**TASK DETAILS:** Can you set down, exactly as they appear below, the lines from the opening of the material through the one bearing "mrl_ikke_eu = [4.07, 6.31, 6.25, 5.32, 7.09]", minus the pictures?

________________________

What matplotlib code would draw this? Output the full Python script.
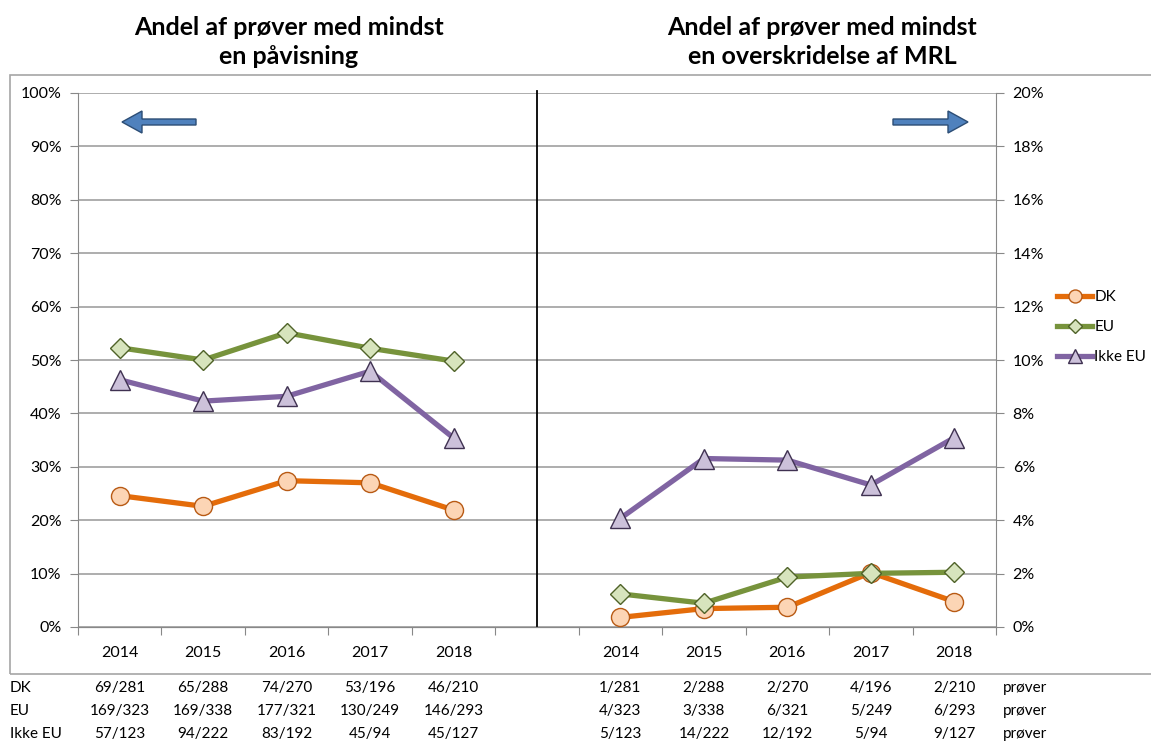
import matplotlib.pyplot as plt
from matplotlib.patches import FancyArrow, Rectangle
from matplotlib.lines import Line2D
import matplotlib.transforms as mtransforms

plt.rcParams['font.family'] = ['Lato', 'DejaVu Sans']

years = ["2014", "2015", "2016", "2017", "2018"]
series = ["DK", "EU", "Ikke EU"]

# andel med mindst en påvisning (venstre akse, %)
detect_dk = [24.6, 22.6, 27.4, 27.0, 21.9]
detect_eu = [52.3, 50.0, 55.1, 52.2, 49.8]
detect_ikke_eu = [46.3, 42.3, 43.2, 47.9, 35.4]

# andel med overskridelse af MRL (højre akse, %)
mrl_dk = [0.36, 0.69, 0.74, 2.04, 0.95]
mrl_eu = [1.24, 0.89, 1.87, 2.01, 2.05]
mrl_ikke_eu = [4.07, 6.31, 6.25, 5.32, 7.09]

counts_detect = {
    "DK": ["69/281", "65/288", "74/270", "53/196", "46/210"],
    "EU": ["169/323", "169/338", "177/321", "130/249", "146/293"],
    "Ikke EU": ["57/123", "94/222", "83/192", "45/94", "45/127"],
}
counts_mrl = {
    "DK": ["1/281", "2/288", "2/270", "4/196", "2/210"],
    "EU": ["4/323", "3/338", "6/321", "5/249", "6/293"],
    "Ikke EU": ["5/123", "14/222", "12/192", "5/94", "9/127"],
}

styles = {
    "DK": dict(color="#E46C0A", marker="o", mfc="#FCD5B5", mec="#B85A14", ms=13),
    "EU": dict(color="#77933C", marker="D", mfc="#D7E4BD", mec="#4F6228", ms=10),
    "Ikke EU": dict(color="#8064A2", marker="^", mfc="#CCC1DA", mec="#3F3151", ms=14),
}

W, H = 1151, 742
fig = plt.figure(figsize=(W / 100, H / 100), dpi=100)
fig.patches.append(Rectangle((10 / W, 1 - 674 / H), 1.2, (674 - 75) / H,
                             transform=fig.transFigure, fill=False,
                             edgecolor="#A6A6A6", lw=1.2))

ax = fig.add_axes([78 / W, 1 - 627 / H, (996 - 78) / W, (627 - 93) / H])
ax2 = ax.twinx()

left_x = list(range(0, 5))
right_x = list(range(6, 11))

for name, d in zip(series, [detect_dk, detect_eu, detect_ikke_eu]):
    s = styles[name]
    ax.plot(left_x, d, color=s["color"], lw=3.8, marker=s["marker"], ms=s["ms"],
            mfc=s["mfc"], mec=s["mec"], mew=1.0, zorder=3)
for name, d in zip(series, [mrl_dk, mrl_eu, mrl_ikke_eu]):
    s = styles[name]
    ax2.plot(right_x, d, color=s["color"], lw=3.8, marker=s["marker"], ms=s["ms"],
             mfc=s["mfc"], mec=s["mec"], mew=1.0, zorder=3)

ax.set_xlim(-0.5, 10.5)
ax.set_ylim(0, 100)
ax2.set_ylim(0, 20)
ax.set_yticks(range(0, 101, 10))
ax.set_yticklabels([f"{v}%" for v in range(0, 101, 10)], fontsize=11.5)
ax2.set_yticks(range(0, 21, 2))
ax2.set_yticklabels([f"{v}%" for v in range(0, 21, 2)], fontsize=11.5)
ax.yaxis.grid(True, color="#A0A0A0", lw=1.2)
ax.set_axisbelow(True)

ax.set_xticks([x - 0.5 for x in range(0, 12)])
ax.set_xticklabels([])
ax.set_xticks(left_x + right_x, minor=True)
ax.set_xticklabels(years + years, minor=True, fontsize=11.5)
ax.tick_params(axis="x", which="minor", length=0, pad=14)
ax.tick_params(axis="x", which="major", length=6, color="#888888")
ax.tick_params(axis="y", length=6, color="#888888", pad=6)
ax2.tick_params(axis="y", length=6, color="#888888", pad=6)

for a in (ax, ax2):
    a.spines["top"].set_visible(False)
    for side in ("left", "right", "bottom"):
        a.spines[side].set_color("#888888")
ax.spines["right"].set_visible(False)
ax2.spines["left"].set_visible(False)

ax.axvline(5, ymin=0, ymax=1.004, color="black", lw=1.3, clip_on=False)

# count table below
trans = mtransforms.blended_transform_factory(ax.transData, fig.transFigure)
row_y = [1 - 688 / H, 1 - 711 / H, 1 - 734 / H]
for name, y in zip(series, row_y):
    fig.text(10 / W, y, name, fontsize=11, va="center", ha="left")
    for x, t in zip(left_x, counts_detect[name]):
        ax.text(x, y, t, transform=trans, fontsize=11, ha="center", va="center")
    for x, t in zip(right_x, counts_mrl[name]):
        ax.text(x, y, t, transform=trans, fontsize=11, ha="center", va="center")
    fig.text(1003 / W, y, "prøver", fontsize=11, va="center", ha="left")

# titles
fig.text(289 / W, 1 - 42 / H, "Andel af prøver med mindst\nen påvisning", fontsize=18,
         fontweight="bold", ha="center", va="center", linespacing=1.35)
fig.text(822 / W, 1 - 42 / H, "Andel af prøver med mindst\nen overskridelse af MRL", fontsize=18,
         fontweight="bold", ha="center", va="center", linespacing=1.35)

# arrows
ay = 1 - 122 / H
fig.patches.append(FancyArrow(196 / W, ay, -74 / W, 0, width=6 / H, head_width=22 / H,
                              head_length=20 / W, length_includes_head=True,
                              transform=fig.transFigure, facecolor="#4F81BD",
                              edgecolor="#2C4D75", lw=1))
fig.patches.append(FancyArrow(893 / W, ay, 75 / W, 0, width=6 / H, head_width=22 / H,
                              head_length=20 / W, length_includes_head=True,
                              transform=fig.transFigure, facecolor="#4F81BD",
                              edgecolor="#2C4D75", lw=1))

handles = [Line2D([], [], color=styles[n]["color"], lw=3.8, marker=styles[n]["marker"],
                  ms=styles[n]["ms"] * 0.72, mfc=styles[n]["mfc"], mec=styles[n]["mec"])
           for n in series]
fig.legend(handles, series, loc="center left", bbox_to_anchor=(1057 / W, 1 - 327 / H),
           frameon=False, fontsize=11, handlelength=2.3, handletextpad=0.15,
           labelspacing=1.05, borderaxespad=0, borderpad=0)

fig.savefig("out.png", dpi=100)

________________________

**IN RESPONSE:**
What matplotlib code would draw this? Output the full Python script.
import matplotlib.pyplot as plt
from matplotlib.patches import FancyArrow, Rectangle
from matplotlib.lines import Line2D
import matplotlib.transforms as mtransforms

plt.rcParams['font.family'] = ['Lato', 'DejaVu Sans']

years = ["2014", "2015", "2016", "2017", "2018"]
series = ["DK", "EU", "Ikke EU"]

# andel med mindst en påvisning (venstre akse, %)
detect_dk = [24.6, 22.6, 27.4, 27.0, 21.9]
detect_eu = [52.3, 50.0, 55.1, 52.2, 49.8]
detect_ikke_eu = [46.3, 42.3, 43.2, 47.9, 35.4]

# andel med overskridelse af MRL (højre akse, %)
mrl_dk = [0.36, 0.69, 0.74, 2.04, 0.95]
mrl_eu = [1.24, 0.89, 1.87, 2.01, 2.05]
mrl_ikke_eu = [4.07, 6.31, 6.25, 5.32, 7.09]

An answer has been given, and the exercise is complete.